### DATASET EXTRACT

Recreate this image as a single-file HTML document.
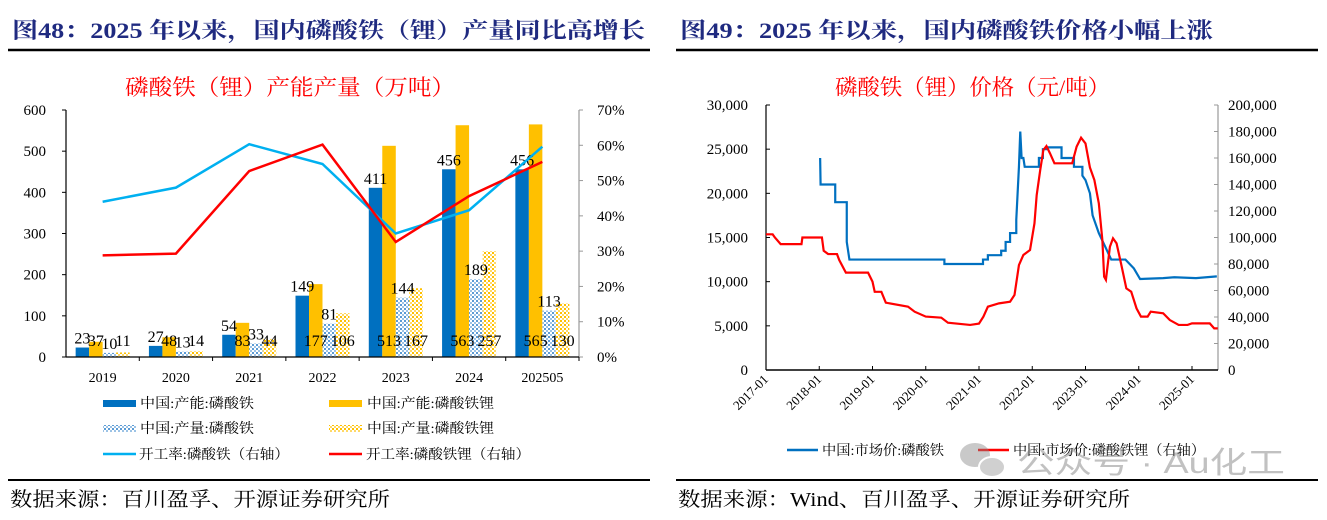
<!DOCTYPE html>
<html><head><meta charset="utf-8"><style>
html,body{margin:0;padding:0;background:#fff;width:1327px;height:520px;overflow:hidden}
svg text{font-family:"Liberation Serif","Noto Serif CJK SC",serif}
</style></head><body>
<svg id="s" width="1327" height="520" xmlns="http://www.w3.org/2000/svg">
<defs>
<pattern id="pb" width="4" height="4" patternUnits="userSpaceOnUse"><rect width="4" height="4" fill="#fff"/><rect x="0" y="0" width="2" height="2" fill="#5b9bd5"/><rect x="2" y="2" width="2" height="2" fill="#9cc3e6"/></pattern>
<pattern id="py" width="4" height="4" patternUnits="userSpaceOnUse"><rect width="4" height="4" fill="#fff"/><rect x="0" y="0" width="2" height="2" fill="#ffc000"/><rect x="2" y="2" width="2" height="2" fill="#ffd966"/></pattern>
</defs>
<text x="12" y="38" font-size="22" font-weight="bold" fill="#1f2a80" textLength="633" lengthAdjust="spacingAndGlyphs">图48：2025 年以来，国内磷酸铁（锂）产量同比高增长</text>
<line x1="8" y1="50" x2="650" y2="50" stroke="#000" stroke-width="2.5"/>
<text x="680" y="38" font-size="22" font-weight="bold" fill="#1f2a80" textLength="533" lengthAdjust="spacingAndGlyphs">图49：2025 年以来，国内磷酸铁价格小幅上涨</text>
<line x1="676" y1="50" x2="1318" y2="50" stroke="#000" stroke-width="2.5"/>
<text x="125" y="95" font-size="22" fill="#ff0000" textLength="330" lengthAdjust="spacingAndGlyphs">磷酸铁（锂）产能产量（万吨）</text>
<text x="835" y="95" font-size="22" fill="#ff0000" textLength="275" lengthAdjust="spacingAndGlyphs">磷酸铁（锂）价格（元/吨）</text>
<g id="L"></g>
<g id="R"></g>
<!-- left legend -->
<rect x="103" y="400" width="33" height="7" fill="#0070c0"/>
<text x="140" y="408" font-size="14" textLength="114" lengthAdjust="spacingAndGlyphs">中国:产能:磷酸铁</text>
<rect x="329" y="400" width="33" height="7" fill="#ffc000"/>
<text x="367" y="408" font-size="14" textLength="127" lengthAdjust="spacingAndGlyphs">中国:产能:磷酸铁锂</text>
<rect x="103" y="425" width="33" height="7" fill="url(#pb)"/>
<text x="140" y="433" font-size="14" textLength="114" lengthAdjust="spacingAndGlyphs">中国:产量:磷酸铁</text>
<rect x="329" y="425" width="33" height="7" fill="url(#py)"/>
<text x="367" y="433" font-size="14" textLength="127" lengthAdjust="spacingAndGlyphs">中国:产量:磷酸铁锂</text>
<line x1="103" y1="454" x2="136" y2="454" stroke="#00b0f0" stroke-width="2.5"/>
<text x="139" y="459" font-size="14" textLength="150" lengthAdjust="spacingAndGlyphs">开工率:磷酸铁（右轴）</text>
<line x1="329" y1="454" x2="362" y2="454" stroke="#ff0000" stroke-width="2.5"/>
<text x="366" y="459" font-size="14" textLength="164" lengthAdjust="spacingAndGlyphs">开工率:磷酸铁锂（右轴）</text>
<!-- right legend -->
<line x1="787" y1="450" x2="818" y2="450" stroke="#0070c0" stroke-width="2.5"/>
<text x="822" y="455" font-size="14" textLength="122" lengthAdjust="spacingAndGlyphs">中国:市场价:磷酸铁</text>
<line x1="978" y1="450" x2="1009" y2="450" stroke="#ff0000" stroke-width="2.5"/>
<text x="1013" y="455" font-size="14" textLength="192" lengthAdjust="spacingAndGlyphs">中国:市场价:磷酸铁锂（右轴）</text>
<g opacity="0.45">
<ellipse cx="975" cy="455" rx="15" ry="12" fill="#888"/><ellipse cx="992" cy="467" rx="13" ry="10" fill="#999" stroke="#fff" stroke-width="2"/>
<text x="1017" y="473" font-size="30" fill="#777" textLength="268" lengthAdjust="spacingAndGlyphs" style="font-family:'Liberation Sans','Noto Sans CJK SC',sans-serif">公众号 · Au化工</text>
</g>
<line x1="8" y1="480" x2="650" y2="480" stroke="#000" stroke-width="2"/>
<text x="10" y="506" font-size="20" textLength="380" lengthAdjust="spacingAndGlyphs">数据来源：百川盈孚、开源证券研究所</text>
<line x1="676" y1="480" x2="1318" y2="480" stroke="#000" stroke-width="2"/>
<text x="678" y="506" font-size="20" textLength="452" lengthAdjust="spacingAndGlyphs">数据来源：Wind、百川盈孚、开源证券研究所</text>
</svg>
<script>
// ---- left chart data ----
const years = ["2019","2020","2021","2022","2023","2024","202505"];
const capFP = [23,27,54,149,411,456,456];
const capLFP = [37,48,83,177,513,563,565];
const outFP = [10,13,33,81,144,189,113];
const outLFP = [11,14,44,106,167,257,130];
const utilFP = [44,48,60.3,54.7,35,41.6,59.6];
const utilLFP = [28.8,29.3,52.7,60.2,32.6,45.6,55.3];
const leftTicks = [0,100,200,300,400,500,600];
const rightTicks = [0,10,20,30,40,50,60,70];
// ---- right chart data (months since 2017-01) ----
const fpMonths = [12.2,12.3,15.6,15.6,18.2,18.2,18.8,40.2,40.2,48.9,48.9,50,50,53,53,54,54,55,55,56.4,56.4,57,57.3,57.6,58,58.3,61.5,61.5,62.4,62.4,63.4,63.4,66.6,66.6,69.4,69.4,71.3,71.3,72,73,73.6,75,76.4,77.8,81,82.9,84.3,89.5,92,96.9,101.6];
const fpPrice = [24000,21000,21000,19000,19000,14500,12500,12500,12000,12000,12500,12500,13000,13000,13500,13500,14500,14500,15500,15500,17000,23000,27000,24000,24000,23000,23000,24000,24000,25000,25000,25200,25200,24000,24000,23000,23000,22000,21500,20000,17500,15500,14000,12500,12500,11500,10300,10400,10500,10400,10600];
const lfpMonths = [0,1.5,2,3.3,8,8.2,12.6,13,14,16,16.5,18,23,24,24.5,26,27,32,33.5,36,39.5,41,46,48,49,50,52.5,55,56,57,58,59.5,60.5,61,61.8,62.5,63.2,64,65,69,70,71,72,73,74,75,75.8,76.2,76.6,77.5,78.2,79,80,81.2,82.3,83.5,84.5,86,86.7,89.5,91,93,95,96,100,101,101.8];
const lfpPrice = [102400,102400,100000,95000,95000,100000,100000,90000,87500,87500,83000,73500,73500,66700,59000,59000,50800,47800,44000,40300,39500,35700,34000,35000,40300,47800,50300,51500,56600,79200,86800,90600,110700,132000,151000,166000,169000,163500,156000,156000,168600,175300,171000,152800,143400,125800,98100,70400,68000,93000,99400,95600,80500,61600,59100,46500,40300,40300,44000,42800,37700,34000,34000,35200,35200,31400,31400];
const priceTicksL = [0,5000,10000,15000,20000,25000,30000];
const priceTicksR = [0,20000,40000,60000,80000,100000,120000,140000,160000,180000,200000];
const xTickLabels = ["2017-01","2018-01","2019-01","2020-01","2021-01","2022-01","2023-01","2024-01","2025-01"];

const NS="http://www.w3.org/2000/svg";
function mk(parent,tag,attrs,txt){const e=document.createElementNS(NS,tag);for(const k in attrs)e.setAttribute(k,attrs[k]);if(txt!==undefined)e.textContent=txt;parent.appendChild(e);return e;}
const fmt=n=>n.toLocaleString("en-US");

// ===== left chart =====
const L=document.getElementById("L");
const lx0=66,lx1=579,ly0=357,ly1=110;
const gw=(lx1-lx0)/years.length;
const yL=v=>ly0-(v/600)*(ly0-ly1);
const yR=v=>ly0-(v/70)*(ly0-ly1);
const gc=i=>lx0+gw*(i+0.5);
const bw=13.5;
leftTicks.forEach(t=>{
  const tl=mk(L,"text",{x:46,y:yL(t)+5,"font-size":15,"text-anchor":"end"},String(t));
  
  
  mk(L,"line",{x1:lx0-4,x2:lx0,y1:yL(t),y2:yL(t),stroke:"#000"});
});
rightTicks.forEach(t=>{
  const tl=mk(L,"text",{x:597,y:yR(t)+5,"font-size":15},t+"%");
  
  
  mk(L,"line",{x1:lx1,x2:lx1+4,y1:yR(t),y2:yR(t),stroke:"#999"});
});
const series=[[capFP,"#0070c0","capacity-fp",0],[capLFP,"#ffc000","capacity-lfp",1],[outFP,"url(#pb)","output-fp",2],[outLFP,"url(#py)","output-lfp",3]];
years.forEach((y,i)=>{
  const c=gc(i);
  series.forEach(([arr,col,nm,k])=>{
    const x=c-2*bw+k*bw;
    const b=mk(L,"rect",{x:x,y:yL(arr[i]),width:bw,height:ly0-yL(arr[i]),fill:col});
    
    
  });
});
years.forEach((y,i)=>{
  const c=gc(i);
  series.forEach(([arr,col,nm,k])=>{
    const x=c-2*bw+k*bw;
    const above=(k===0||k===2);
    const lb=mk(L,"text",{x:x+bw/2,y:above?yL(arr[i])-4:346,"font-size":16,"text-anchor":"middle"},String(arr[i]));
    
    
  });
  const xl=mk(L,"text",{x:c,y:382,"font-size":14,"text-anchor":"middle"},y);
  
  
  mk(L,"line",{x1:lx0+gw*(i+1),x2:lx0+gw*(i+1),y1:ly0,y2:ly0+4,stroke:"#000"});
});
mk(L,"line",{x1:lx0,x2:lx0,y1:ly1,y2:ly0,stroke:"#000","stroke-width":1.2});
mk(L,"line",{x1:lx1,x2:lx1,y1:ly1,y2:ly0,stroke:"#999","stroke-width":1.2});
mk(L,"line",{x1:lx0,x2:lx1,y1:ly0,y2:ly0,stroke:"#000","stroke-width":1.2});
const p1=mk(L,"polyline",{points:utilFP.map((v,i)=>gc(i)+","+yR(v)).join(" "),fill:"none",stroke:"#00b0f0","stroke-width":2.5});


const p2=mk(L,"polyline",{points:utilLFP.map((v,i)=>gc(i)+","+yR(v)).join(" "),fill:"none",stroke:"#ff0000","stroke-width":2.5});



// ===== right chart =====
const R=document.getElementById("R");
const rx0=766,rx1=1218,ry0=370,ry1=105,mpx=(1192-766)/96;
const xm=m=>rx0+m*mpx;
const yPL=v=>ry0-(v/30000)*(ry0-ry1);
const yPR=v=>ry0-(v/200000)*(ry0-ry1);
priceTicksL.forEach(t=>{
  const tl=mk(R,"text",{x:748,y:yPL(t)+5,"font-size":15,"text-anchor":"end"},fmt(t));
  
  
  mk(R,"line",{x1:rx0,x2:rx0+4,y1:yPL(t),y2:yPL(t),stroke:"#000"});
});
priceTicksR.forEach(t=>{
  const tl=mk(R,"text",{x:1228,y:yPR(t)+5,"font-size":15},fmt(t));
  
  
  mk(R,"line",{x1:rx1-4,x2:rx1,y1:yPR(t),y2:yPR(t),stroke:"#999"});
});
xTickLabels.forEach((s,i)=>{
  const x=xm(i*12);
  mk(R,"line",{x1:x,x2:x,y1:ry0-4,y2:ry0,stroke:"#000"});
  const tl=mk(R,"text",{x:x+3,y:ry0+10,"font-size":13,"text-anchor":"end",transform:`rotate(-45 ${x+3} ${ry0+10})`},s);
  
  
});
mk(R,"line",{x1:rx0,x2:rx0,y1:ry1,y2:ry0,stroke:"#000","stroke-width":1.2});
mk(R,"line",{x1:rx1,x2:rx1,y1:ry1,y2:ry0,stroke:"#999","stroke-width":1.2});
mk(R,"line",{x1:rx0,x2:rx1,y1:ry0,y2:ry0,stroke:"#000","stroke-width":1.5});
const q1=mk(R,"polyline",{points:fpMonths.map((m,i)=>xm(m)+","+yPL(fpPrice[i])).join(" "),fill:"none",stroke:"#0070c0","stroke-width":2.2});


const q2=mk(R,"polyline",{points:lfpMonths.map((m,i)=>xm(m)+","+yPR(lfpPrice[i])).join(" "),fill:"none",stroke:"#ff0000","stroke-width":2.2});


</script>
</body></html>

==

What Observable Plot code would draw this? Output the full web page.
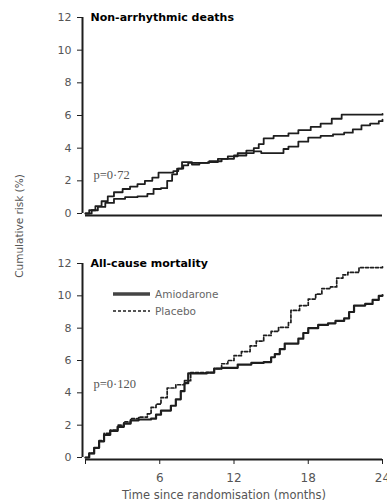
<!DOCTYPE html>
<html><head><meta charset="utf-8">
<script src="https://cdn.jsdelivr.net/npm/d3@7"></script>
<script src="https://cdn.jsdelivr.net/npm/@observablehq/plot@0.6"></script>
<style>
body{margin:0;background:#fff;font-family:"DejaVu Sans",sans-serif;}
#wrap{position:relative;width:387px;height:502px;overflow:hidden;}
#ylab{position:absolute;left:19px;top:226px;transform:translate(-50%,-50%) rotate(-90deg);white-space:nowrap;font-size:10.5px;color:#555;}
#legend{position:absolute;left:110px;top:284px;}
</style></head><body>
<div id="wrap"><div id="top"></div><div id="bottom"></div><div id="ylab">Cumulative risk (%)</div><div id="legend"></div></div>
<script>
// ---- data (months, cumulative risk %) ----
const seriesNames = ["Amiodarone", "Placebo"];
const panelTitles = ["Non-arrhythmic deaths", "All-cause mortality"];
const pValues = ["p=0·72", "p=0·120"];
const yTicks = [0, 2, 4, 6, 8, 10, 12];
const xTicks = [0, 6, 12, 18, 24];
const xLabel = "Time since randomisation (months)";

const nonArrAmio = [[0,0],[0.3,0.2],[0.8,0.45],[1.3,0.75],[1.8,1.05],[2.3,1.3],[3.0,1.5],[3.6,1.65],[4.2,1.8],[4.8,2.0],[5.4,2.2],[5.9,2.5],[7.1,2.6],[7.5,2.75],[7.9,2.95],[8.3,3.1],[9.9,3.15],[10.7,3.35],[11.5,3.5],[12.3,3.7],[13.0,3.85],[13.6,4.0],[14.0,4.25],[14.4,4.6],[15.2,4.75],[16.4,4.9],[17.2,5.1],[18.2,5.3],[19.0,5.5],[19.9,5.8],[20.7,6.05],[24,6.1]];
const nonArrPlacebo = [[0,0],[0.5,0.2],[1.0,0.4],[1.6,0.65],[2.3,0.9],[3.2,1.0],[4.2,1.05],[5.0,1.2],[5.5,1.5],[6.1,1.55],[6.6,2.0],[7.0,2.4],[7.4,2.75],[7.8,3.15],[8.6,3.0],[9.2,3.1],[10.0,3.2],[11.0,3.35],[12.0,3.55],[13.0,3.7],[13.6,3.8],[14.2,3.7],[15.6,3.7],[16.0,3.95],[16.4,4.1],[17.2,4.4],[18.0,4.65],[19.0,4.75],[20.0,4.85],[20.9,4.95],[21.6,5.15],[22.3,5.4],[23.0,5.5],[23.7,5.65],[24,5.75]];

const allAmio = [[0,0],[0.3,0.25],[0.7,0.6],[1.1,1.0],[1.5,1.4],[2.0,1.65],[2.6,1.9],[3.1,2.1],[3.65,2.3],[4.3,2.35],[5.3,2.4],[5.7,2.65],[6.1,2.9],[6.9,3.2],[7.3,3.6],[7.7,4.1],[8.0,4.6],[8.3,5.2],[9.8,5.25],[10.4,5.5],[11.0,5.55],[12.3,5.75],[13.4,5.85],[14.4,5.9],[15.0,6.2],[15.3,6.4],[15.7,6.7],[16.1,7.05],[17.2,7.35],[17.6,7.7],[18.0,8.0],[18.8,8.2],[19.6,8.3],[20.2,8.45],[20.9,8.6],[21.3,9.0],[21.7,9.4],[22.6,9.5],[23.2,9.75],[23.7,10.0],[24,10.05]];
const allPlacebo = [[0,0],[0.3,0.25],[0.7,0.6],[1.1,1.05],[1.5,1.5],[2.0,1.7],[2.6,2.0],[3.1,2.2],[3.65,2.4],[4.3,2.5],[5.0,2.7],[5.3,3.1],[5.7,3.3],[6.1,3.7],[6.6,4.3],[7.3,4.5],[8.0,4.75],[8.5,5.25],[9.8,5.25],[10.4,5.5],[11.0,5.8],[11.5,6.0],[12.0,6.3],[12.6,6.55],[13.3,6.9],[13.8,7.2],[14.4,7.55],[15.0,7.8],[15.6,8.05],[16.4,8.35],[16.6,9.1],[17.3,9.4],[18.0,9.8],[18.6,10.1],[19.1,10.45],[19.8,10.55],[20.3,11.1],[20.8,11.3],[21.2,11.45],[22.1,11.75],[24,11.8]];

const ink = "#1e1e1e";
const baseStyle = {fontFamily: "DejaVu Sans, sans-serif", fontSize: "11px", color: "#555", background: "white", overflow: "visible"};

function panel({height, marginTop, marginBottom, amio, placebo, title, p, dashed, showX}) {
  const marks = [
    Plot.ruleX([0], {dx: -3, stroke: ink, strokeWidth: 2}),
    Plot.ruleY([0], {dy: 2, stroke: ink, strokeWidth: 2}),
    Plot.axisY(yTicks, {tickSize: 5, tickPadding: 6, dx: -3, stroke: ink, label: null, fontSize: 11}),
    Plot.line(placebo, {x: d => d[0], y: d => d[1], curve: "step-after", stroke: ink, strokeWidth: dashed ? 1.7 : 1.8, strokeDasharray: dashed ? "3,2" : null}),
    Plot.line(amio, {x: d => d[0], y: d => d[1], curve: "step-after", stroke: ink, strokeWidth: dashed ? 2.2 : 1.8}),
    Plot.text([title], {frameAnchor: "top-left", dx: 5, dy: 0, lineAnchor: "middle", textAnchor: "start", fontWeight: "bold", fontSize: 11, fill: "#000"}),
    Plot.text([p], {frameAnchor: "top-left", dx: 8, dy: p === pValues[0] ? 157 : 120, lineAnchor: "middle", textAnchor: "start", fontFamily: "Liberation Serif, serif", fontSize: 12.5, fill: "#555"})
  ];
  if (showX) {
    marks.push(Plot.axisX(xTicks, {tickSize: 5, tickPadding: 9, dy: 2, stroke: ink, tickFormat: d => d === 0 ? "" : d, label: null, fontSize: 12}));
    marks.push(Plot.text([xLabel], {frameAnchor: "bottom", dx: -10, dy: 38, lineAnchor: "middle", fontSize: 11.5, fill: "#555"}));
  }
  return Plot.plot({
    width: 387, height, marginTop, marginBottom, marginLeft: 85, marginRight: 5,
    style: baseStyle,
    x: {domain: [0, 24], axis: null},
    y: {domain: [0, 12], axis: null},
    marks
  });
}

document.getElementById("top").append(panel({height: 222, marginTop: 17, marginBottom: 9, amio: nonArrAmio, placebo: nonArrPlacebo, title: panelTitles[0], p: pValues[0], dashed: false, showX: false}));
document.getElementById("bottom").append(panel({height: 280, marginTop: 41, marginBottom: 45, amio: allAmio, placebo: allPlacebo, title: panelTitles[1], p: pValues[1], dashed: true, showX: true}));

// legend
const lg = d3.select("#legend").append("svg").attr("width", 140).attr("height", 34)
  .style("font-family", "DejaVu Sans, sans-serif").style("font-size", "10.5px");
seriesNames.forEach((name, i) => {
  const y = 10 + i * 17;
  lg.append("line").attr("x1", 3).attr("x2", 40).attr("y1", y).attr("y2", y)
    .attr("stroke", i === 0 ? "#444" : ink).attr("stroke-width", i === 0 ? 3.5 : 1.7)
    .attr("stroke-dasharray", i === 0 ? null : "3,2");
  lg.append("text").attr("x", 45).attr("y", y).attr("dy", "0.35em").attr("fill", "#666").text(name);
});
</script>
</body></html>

...

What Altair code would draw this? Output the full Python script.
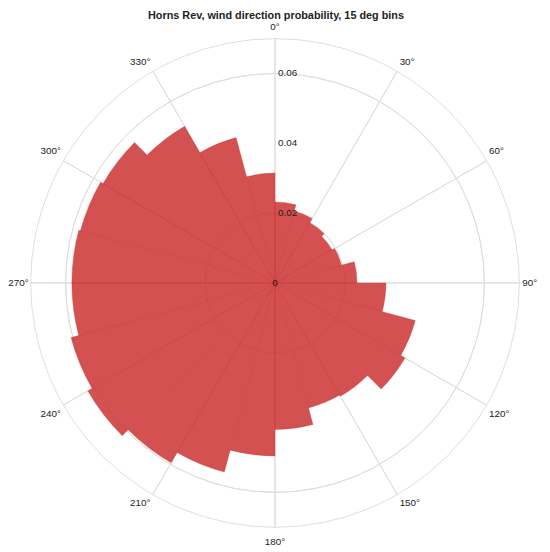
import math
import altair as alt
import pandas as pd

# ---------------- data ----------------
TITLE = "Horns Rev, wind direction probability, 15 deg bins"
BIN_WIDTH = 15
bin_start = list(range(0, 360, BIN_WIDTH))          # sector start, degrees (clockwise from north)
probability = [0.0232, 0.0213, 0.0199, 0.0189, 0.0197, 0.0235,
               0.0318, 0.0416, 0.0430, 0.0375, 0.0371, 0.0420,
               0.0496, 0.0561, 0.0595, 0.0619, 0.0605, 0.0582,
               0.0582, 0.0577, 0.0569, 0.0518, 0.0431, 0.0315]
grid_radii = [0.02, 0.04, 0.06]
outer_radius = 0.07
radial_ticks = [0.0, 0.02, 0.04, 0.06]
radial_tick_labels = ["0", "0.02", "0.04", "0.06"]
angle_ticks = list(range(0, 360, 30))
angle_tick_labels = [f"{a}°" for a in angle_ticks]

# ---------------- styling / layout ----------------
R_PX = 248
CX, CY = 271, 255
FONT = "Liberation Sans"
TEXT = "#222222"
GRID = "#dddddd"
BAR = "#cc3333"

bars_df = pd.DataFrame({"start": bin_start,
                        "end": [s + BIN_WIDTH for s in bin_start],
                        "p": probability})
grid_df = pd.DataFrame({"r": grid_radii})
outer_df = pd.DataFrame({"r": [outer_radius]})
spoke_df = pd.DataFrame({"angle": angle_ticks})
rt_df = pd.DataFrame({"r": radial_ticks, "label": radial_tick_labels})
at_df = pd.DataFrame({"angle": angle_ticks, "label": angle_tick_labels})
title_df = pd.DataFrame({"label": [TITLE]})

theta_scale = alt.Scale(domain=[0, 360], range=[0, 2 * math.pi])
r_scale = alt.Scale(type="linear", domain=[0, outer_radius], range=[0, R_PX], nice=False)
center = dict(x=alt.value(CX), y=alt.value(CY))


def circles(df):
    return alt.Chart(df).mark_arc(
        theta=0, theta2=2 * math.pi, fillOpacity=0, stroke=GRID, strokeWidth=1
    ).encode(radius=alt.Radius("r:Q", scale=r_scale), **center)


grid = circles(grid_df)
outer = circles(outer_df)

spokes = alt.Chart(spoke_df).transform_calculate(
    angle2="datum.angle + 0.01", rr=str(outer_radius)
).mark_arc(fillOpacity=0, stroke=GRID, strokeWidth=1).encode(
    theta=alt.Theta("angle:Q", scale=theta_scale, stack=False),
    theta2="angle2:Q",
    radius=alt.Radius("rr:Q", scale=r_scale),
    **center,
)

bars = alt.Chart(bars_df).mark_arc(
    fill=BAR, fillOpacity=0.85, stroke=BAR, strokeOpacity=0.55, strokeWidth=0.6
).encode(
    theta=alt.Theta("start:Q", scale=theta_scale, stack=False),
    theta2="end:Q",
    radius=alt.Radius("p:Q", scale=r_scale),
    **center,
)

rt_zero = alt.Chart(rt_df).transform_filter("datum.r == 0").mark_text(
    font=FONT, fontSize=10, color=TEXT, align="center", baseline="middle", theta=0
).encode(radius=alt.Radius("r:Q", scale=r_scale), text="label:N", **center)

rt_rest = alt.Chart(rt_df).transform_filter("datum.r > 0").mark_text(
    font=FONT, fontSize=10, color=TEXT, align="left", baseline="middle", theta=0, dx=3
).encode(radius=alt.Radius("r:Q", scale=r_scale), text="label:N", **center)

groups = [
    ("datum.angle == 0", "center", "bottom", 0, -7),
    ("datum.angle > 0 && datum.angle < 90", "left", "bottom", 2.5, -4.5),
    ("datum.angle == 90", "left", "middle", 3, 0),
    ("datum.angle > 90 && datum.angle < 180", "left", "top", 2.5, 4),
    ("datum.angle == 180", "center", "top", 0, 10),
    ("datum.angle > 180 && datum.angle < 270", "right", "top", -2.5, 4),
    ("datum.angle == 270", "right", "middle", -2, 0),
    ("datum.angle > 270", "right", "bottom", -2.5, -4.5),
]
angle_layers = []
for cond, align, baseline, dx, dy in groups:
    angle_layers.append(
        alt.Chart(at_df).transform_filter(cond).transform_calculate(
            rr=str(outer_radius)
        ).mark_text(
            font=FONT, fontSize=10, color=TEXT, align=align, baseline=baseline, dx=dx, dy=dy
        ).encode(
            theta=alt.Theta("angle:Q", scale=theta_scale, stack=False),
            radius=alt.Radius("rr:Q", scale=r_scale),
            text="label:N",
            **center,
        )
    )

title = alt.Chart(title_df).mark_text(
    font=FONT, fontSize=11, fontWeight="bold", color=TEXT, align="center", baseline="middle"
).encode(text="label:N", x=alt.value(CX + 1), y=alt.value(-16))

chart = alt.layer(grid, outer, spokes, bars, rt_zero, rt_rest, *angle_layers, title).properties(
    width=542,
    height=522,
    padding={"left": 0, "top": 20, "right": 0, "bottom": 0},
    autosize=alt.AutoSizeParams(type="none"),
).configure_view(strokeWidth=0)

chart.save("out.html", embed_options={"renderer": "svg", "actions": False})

### PROBLEM TO WORK ON
Write out the lines running from the one that contains "What Altair code" through the one that contains "import pandas as pd", ends included, and nothing else. Pictures stay out of the copy.

### RESPONSE TO THIS EXERCISE
What Altair code would draw this? Output the full Python script.
import math
import altair as alt
import pandas as pd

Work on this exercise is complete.